I’m sympathetic to this argument–I have applied for jobs and even got a second job while still at my first job, and although I’ve never had a counteroffer, I dream of the day. . . but Dean Dad’s objection to counteroffers, although noble, seems idealistic in the extreme. First of all, in order to be competitive for other jobs, a faculty member’s “performance” has to be pretty good–so it’s not like faculty either perform their current jobs well or they apply and interview for other jobs. The second activity is contingent on the first.
Secondly, the reality at most universities is that the only way to get a raise is to get a sufficiently attractive counter-offer and make the Dean think you might actually take it. It’s not the faculty’s “disloyalty” that is driving this system–administrators could choose to reward loyalty, performance, and to honor internal equity, but they don’t (at least, not every year, all of the time.) They reward entrepreneurship, so the faculty respond by looking out for number one. Administrators are the people who can change the game if they want to, since they hold most of the cards and all of the money. But, they don’t want to change the game, because it’s easier (and cheaper!) to reward exceptional performance only when a faculty member has a live offer on the table, rather than rewarding the good performances of faculty who either can’t or don’t have the option of leaving.

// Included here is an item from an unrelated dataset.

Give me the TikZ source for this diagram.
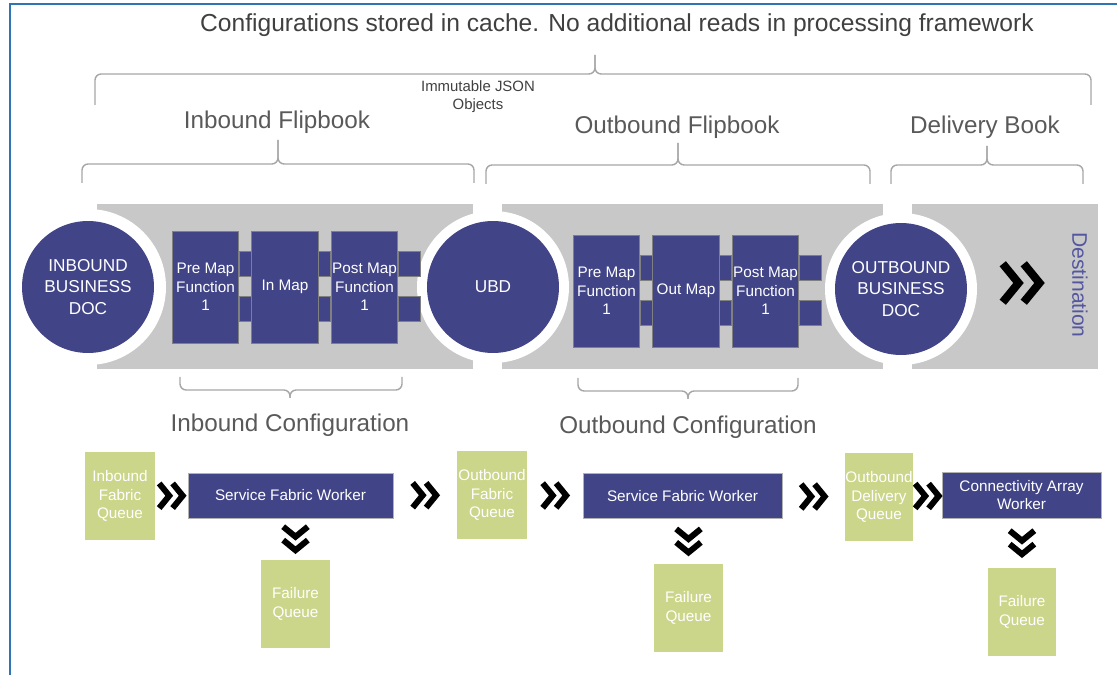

I for one am glad that my Dean has made serious counteroffers to some colleagues who had very attractive job offers–in one case, an endowed chair at another university. These men are some of my best friends and most valued colleagues, so I’m pleased that the Dean recognized their value to the department and rewarded it. As “Lil Johnny” points out in the comments to Dean Dad’s thoughts on counteroffers, it’s expensive and time-consuming to replace departed colleagues, so it just makes sense to throw down a few more dollars to keep someone who has other options. Isn’t it better to work someplace people choose to be, instead of being stuck there? Believe me, when my colleague turned down an endowed chair in his home state, our junior colleagues were watching and listening.